US 11,954,899 B2
	Systems and methods for training models to predict dense correspondences in images using geodesic distances
Yinda Zhang, Daly City, CA (US); Feitong Tan, Beijing (CN); Danhang Tang, West Hollywood, CA (US); Mingsong Dou, Cupertino, CA (US); Kaiwen Guo, Zurich (CH); Sean Ryan Francesco Fanello, San Francisco, CA (US); Sofien Bouaziz, Los Gatos, CA (US); Cem Keskin, San Francisco, CA (US); Ruofei Du, San Francisco, CA (US); Rohit Kumar Pandey, Mountain View, CA (US); and Deqing Sun, Cambridge, MA (US)
Assigned to GOOGLE LLC, Moutain View, CA (US)
Appl. No. 18/274,371
Filed by Google LLC, Mountain View, CA (US)
PCT Filed Mar. 11, 2021, PCT No. PCT/CN2021/080137 § 371(c)(1), (2) Date Jul. 26, 2023, PCT Pub. No. WO2022/188086, PCT Pub. Date Sep. 15, 2022.
Prior Publication US 2024/0046618 A1, Feb. 8, 2024
Int. Cl. G06V 10/771 (2022.01); G06T 7/70 (2017.01); G06T 17/00 (2006.01); G06V 10/44 (2022.01); G06V 10/75 (2022.01)

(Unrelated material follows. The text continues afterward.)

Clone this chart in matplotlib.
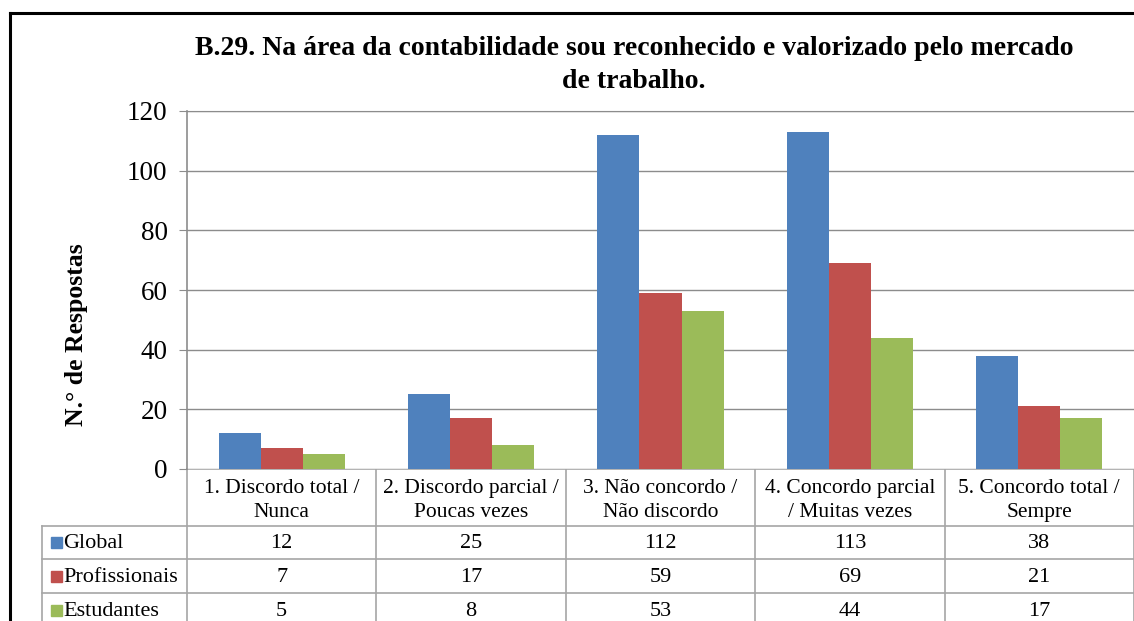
import matplotlib
matplotlib.use("Agg")
import matplotlib.pyplot as plt
import numpy as np
from matplotlib.transforms import blended_transform_factory
from matplotlib.patches import Rectangle

# categorias e respostas
categorias = ["1. Discordo total /\nNunca",
              "2. Discordo parcial /\nPoucas vezes",
              "3. Não concordo /\nNão discordo",
              "4. Concordo parcial\n/ Muitas vezes",
              "5. Concordo total /\nSempre"]
series = ["Global", "Profissionais", "Estudantes"]
global_ = [12, 25, 112, 113, 38]
profissionais = [7, 17, 59, 69, 21]
estudantes = [5, 8, 53, 44, 17]
cores = ["#4F81BD", "#C0504D", "#9BBB59"]

titulo = "B.29. Na área da contabilidade sou reconhecido e valorizado pelo mercado\nde trabalho."
ylabel = "N.° de Respostas"

plt.rcParams['font.family'] = ['Liberation Serif', 'DejaVu Serif']

W, H = 1134, 621
fig = plt.figure(figsize=(W / 100, H / 100), dpi=100)

# camada em pixeis para moldura e tabela
base = fig.add_axes([0, 0, 1, 1])
base.set_xlim(0, W)
base.set_ylim(H, 0)
base.axis("off")

x0, ytop, ybot = 187, 111, 469
ax = fig.add_axes([x0 / W, (H - ybot) / H, (W - x0) / W, (ybot - ytop) / H])
ax.set_zorder(2)

valores = [global_, profissionais, estudantes]
x = np.arange(len(categorias))
bw = 0.222
for i, (vals, c) in enumerate(zip(valores, cores)):
    ax.bar(x + (i - 1) * bw, vals, bw, color=c, zorder=3)

ax.set_xlim(-0.5, len(categorias) - 0.5)
ax.set_ylim(0, 120)
ax.set_yticks(np.arange(0, 121, 20))
ax.set_xticks([])
ax.grid(axis="y", color="#8c8c8c", linewidth=1.0)
ax.set_axisbelow(True)
for s in ["right", "bottom"]:
    ax.spines[s].set_visible(False)
ax.spines["top"].set_color("#8c8c8c")
ax.spines["left"].set_color("#8c8c8c")
ax.spines["left"].set_linewidth(1.2)
ax.tick_params(axis="y", length=6, color="#8c8c8c", labelsize=19.5, pad=8)

base.text(76, 335, ylabel, rotation=90, ha="center", va="center",
          fontsize=18.5, fontweight="bold")
base.text(634, 65, titulo, ha="center", va="center", fontsize=20,
          fontweight="bold", linespacing=1.38)

# moldura exterior
base.plot([10, W + 5], [13, 13], color="black", lw=2.2, clip_on=False)
base.plot([10, 10], [13, H + 5], color="black", lw=2.2, clip_on=False)

# tabela de dados
gc = "#a6a6a6"
tr = blended_transform_factory(ax.transData, base.transData)
rows = [469, 526, 559, 593, 627]
xr = W + 5
base.plot([x0, xr], [rows[0], rows[0]], color=gc, lw=1.2)
for yy in rows[1:4]:
    base.plot([42, xr], [yy, yy], color=gc, lw=1.2)
base.plot([42, 42], [rows[1], H + 5], color=gc, lw=1.2)
for k in range(len(categorias) + 1):
    base.plot([k - 0.5, k - 0.5], [rows[0], H + 5], color=gc, lw=1.2,
              transform=tr, clip_on=False)

for k, cat in enumerate(categorias):
    base.text(k, (rows[0] + rows[1]) / 2 + 3, cat, transform=tr, ha="center",
              va="center", fontsize=15.5, linespacing=1.35)
    for r, vals in enumerate(valores):
        base.text(k, (rows[r + 1] + rows[r + 2]) / 2 + 1, str(vals[k]),
                  transform=tr, ha="center", va="center", fontsize=16)

for r, (nome, c) in enumerate(zip(series, cores)):
    yc = (rows[r + 1] + rows[r + 2]) / 2
    base.add_patch(Rectangle((51, yc - 5.5), 11, 11, color=c))
    base.text(63, yc + 1, nome, ha="left", va="center", fontsize=16)

fig.savefig("out.png", dpi=100)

CPC G06V 10/771 (2022.01) [G06T 7/70 (2017.01); G06T 17/00 (2013.01); G06V 10/44 (2022.01); G06V 10/751 (2022.01); G06T 2207/20081 (2013.01); G06T 2207/20084 (2013.01)]

20 Claims

1. A method of training a neural network to predict correspondences in images, the method comprising:

generating, by one or more processors of a processing system and using the neural network, a first feature map based on a first image of a subject, and a second feature map based on a second image of the subject, the first image and the second image being different and having been generated using a three-dimensional model of the subject;

determining, by the one or more processors, a first feature distance between a first point as represented in the first feature map and a second point as represented in the second feature map, the first point and the second point corresponding to the same feature on the three-dimensional model of the subject;

determining, by the one or more processors, a second feature distance between a third point as represented in the first feature map and a fourth point as represented in the first feature map;

determining, by the one or more processors, a first geodesic distance between the third point and the fourth point as represented in a first surface map, the first surface map corresponding to the first image and having been generated using the three-dimensional model of the subject;

determining, by the one or more processors, a third feature distance between the third point as represented in the first feature map and a fifth point as represented in the first feature map;

determining, by the one or more processors, a second geodesic distance between the third point and the fifth point as represented in the first surface map;

determining, by the one or more processors, a first loss value of a set of loss values, the first loss value being based on the first feature distance;

determining, by the one or more processors, a second loss value of the set of loss values, the second loss value being based on the second feature distance, the third feature distance, the first geodesic distance, and the second geodesic distance; and

modifying, by the one or more processors, one or more parameters of the neural network based at least in part on the set of loss values.